Realitas yang kiranya sejak masa Orde Lama pun terjadi atas perihal kepemilikan lahan. Tak luput pelibatan ormas yang dahulu lebih proyektif terhadap kepentingan partai tertentu. Seperti BTI yang berafiliasi dengan PKI. Pun di masa Orde Baru, dengan pola sama namun lebih reaktif dalam penanganannya. Dimana kini hal serupa masih saja terjadi, dengan beragam argumentasinya.
Dapatlah dipahami bahwa, konflik agraria yang identik dengan penggusuran ruang hidup masyarakat sering diwarnai konflik sosial.
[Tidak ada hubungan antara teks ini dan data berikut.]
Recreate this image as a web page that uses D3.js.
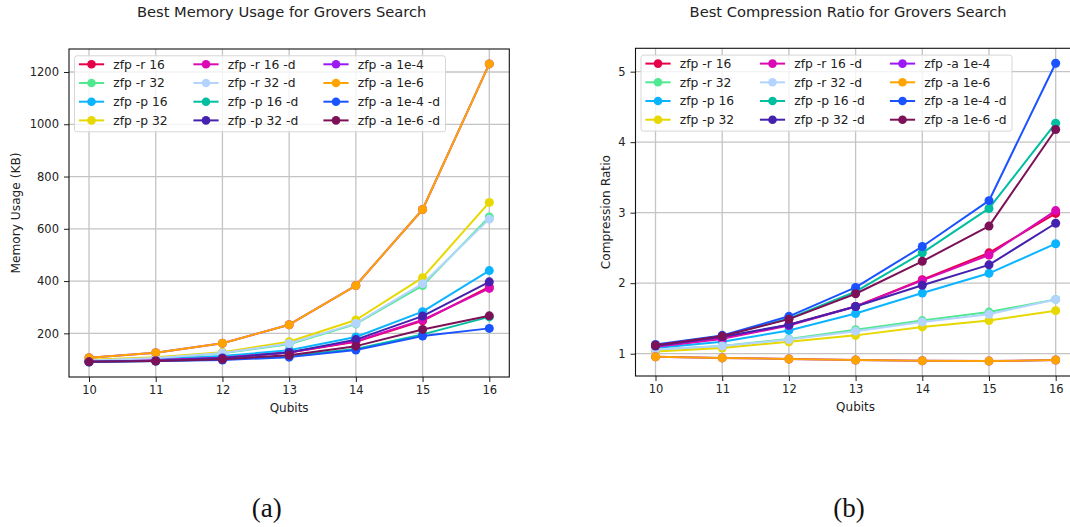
<!DOCTYPE html>
<html>
<head>
<meta charset="utf-8">
<script src="https://cdn.jsdelivr.net/npm/d3@7"></script>
<style>
  html, body { margin: 0; padding: 0; background: #fff; }
  svg { display: block; font-family: "DejaVu Sans", sans-serif; }
</style>
</head>
<body>
<svg id="fig" width="1070" height="527"></svg>
<script>
// Qubit counts on the x axis
const qubits = [10, 11, 12, 13, 14, 15, 16];

// Series names (legend order) and colours
const seriesNames = [
  "zfp -r 16", "zfp -r 32", "zfp -p 16", "zfp -p 32",
  "zfp -r 16 -d", "zfp -r 32 -d", "zfp -p 16 -d", "zfp -p 32 -d",
  "zfp -a 1e-4", "zfp -a 1e-6", "zfp -a 1e-4 -d", "zfp -a 1e-6 -d"
];
const seriesColors = [
  "#e60049", "#50e991", "#0bb4ff", "#e6d800",
  "#dc0ab4", "#b3d4ff", "#00bfa0", "#4421af",
  "#9b19f5", "#ffa300", "#1a53ff", "#7c1158"
];

// Best memory usage (KB), one array per series
const memR16   = [93, 98, 106, 127, 168, 248, 378];
const memR32   = [96, 106, 124, 158, 236, 383, 645];
const memP16   = [94, 101, 113, 135, 186, 283, 440];
const memP32   = [99, 109, 128, 168, 251, 413, 701];
const memR16d  = [93, 98, 107, 127, 170, 251, 372];
const memR32d  = [96, 106, 125, 161, 238, 390, 637];
const memP16d  = [91, 94, 100, 113, 140, 196, 263];
const memP32d  = [92, 95, 106, 127, 176, 266, 397];
const memA1e4  = [107, 126, 162, 233, 383, 674, 1231];
const memA1e6  = [107, 126, 162, 233, 383, 674, 1231];
const memA1e4d = [90, 94, 98, 109, 136, 190, 219];
const memA1e6d = [91, 94, 101, 116, 151, 215, 267];

// Best compression ratio, one array per series
const crR16   = [1.10, 1.22, 1.41, 1.67, 2.05, 2.43, 2.99];
const crR32   = [1.06, 1.11, 1.21, 1.34, 1.47, 1.59, 1.77];
const crP16   = [1.08, 1.17, 1.33, 1.57, 1.86, 2.14, 2.56];
const crP32   = [1.03, 1.08, 1.17, 1.26, 1.38, 1.47, 1.61];
const crR16d  = [1.10, 1.21, 1.40, 1.67, 2.04, 2.40, 3.03];
const crR32d  = [1.06, 1.11, 1.20, 1.32, 1.45, 1.56, 1.77];
const crP16d  = [1.12, 1.25, 1.50, 1.88, 2.43, 3.06, 4.27];
const crP32d  = [1.11, 1.24, 1.41, 1.67, 1.97, 2.26, 2.85];
const crA1e4  = [0.955, 0.94, 0.925, 0.91, 0.90, 0.895, 0.91];
const crA1e6  = [0.955, 0.94, 0.925, 0.91, 0.90, 0.895, 0.91];
const crA1e4d = [1.13, 1.26, 1.53, 1.94, 2.52, 3.17, 5.12];
const crA1e6d = [1.12, 1.25, 1.49, 1.85, 2.31, 2.81, 4.18];

// Tick labels
const xTicks = [10, 11, 12, 13, 14, 15, 16];
const memTicks = [200, 400, 600, 800, 1000, 1200];
const crTicks = [1, 2, 3, 4, 5];

const memSeries = [memR16, memR32, memP16, memP32, memR16d, memR32d, memP16d, memP32d, memA1e4, memA1e6, memA1e4d, memA1e6d];
const crSeries  = [crR16, crR32, crP16, crP32, crR16d, crR32d, crP16d, crP32d, crA1e4, crA1e6, crA1e4d, crA1e6d];

const svg = d3.select("#fig");

function drawPanel(opts) {
  const { left, right, top, bottom, series, yTicks, title, yLabel, yLabelX, caption, captionX } = opts;
  const g = svg.append("g");

  // Matplotlib-style 5% data margins
  const all = series.flat();
  const lo = d3.min(all), hi = d3.max(all);
  const pad = (hi - lo) * 0.05;
  const x = d3.scaleLinear().domain([9.7, 16.3]).range([left, right]);
  const y = d3.scaleLinear().domain([lo - pad, hi + pad]).range([bottom, top]);

  // Clip region for the plot area
  const clipId = "clip" + Math.round(left);
  svg.append("clipPath").attr("id", clipId)
    .append("rect").attr("x", left).attr("y", top)
    .attr("width", right - left).attr("height", bottom - top);

  // Grid
  const grid = g.append("g").attr("clip-path", `url(#${clipId})`);
  grid.selectAll("line.vx").data(xTicks).join("line")
    .attr("x1", d => x(d)).attr("x2", d => x(d))
    .attr("y1", top).attr("y2", bottom)
    .attr("stroke", "#c4c4c4").attr("stroke-width", 1.3);
  grid.selectAll("line.hy").data(yTicks).join("line")
    .attr("x1", left).attr("x2", right)
    .attr("y1", d => y(d)).attr("y2", d => y(d))
    .attr("stroke", "#c4c4c4").attr("stroke-width", 1.3);

  // Series lines + markers, drawn in legend order
  const plot = g.append("g").attr("clip-path", `url(#${clipId})`);
  const line = d3.line().x((d, i) => x(qubits[i])).y(d => y(d));
  series.forEach((vals, k) => {
    const sg = plot.append("g");
    sg.append("path").datum(vals).attr("d", line)
      .attr("fill", "none").attr("stroke", seriesColors[k])
      .attr("stroke-width", 2).attr("stroke-linejoin", "round");
    sg.selectAll("circle").data(vals).join("circle")
      .attr("cx", (d, i) => x(qubits[i])).attr("cy", d => y(d))
      .attr("r", 4.5).attr("fill", seriesColors[k]);
  });

  // Axes
  const xAxis = d3.axisBottom(x).tickValues(xTicks).tickSize(5).tickPadding(4).tickFormat(d3.format("d"));
  const yAxis = d3.axisLeft(y).tickValues(yTicks).tickSize(5).tickPadding(5).tickFormat(d3.format("d"));
  const gx = g.append("g").attr("transform", `translate(0,${bottom})`).call(xAxis);
  const gy = g.append("g").attr("transform", `translate(${left},0)`).call(yAxis);
  [gx, gy].forEach(a => {
    a.select(".domain").remove();
    a.selectAll("line").attr("stroke", "#222").attr("stroke-width", 1);
    a.selectAll("text").attr("font-size", 11.5).attr("fill", "#222")
      .attr("font-family", "DejaVu Sans");
  });

  // Frame
  g.append("rect").attr("x", left).attr("y", top)
    .attr("width", right - left).attr("height", bottom - top)
    .attr("fill", "none").attr("stroke", "#111").attr("stroke-width", 1.1);

  // Legend
  const lg = g.append("g").attr("transform", `translate(${left + 5.5},${top + 6.8})`);
  lg.append("rect").attr("width", 371).attr("height", 76).attr("rx", 2.5)
    .attr("fill", "#fff").attr("fill-opacity", 0.8)
    .attr("stroke", "#d6d6d6").attr("stroke-width", 1);
  const colX = [17, 131.5, 261.5];
  seriesNames.forEach((name, k) => {
    const col = Math.floor(k / 4), row = k % 4;
    const cx = colX[col], cy = 8.5 + row * 18.7;
    lg.append("line").attr("x1", cx - 12.6).attr("x2", cx + 12.6)
      .attr("y1", cy).attr("y2", cy)
      .attr("stroke", seriesColors[k]).attr("stroke-width", 2);
    lg.append("circle").attr("cx", cx).attr("cy", cy).attr("r", 4.3)
      .attr("fill", seriesColors[k]);
    lg.append("text").attr("x", cx + 21.8).attr("y", cy).attr("dy", "0.36em")
      .attr("font-size", 12.3).attr("fill", "#222").text(name);
  });

  // Titles and labels
  g.append("text").attr("x", (left + right) / 2 - 7.5).attr("y", 17)
    .attr("text-anchor", "middle").attr("font-size", 14.7).attr("fill", "#222").text(title);
  g.append("text").attr("x", (left + right) / 2).attr("y", bottom + 35)
    .attr("text-anchor", "middle").attr("font-size", 12).attr("fill", "#222").text("Qubits");
  g.append("text")
    .attr("transform", `translate(${yLabelX},${(top + bottom) / 2}) rotate(-90)`)
    .attr("text-anchor", "middle").attr("dy", "0.36em")
    .attr("font-size", 12.2).attr("fill", "#222").text(yLabel);

  // Sub-figure caption
  g.append("text").attr("x", captionX).attr("y", 517)
    .attr("text-anchor", "middle").attr("font-family", "Liberation Serif, serif")
    .attr("font-size", 27).attr("fill", "#111").text(caption);
}

drawPanel({
  left: 69, right: 509.3, top: 49, bottom: 377,
  series: memSeries, yTicks: memTicks,
  title: "Best Memory Usage for Grovers Search",
  yLabel: "Memory Usage (KB)", yLabelX: 16, caption: "(a)", captionX: 266.7
});

drawPanel({
  left: 635.5, right: 1075.7, top: 48.3, bottom: 376,
  series: crSeries, yTicks: crTicks,
  title: "Best Compression Ratio for Grovers Search",
  yLabel: "Compression Ratio", yLabelX: 606, caption: "(b)", captionX: 849
});
</script>
</body>
</html>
Hal yang kiranya luput adalah pendekatan persuasif yang dirasa perlu waktu dalam penyelesaiannya. Seperti yang terjadi di Pulau Rempang saat ini, atau bahkan di berbagai daerah lainnya.
Transparansi kebijakan adalah klausul yang dapat diambil sebagai modal dukungan sosial. Dengan pelibatan berbagai unsur lembaga masyarakat, yang menjadi partner dalam penyelesaian konflik. Bukan justru mengurainya dalam berbagai diksi yang saling memberi pembenaran sendiri sesuai versi dan kepentingannya masing-masing.
Tentunya dengan tujuan hak hidup atas tanah yang memberi kesejahteraan rakyat. Sesuai dengan Undang-Undang Dasar 1945, Pasal 33 Ayat 3, yang menegaskan perihal kekayaan alam diperuntukkan demi kemakmuran rakyat Indonesia. Demikianlah sejarah konflik agraria dari masa ke masa dapat disajikan.
Salam damai, semoga bermanfaat, dan terima kasih.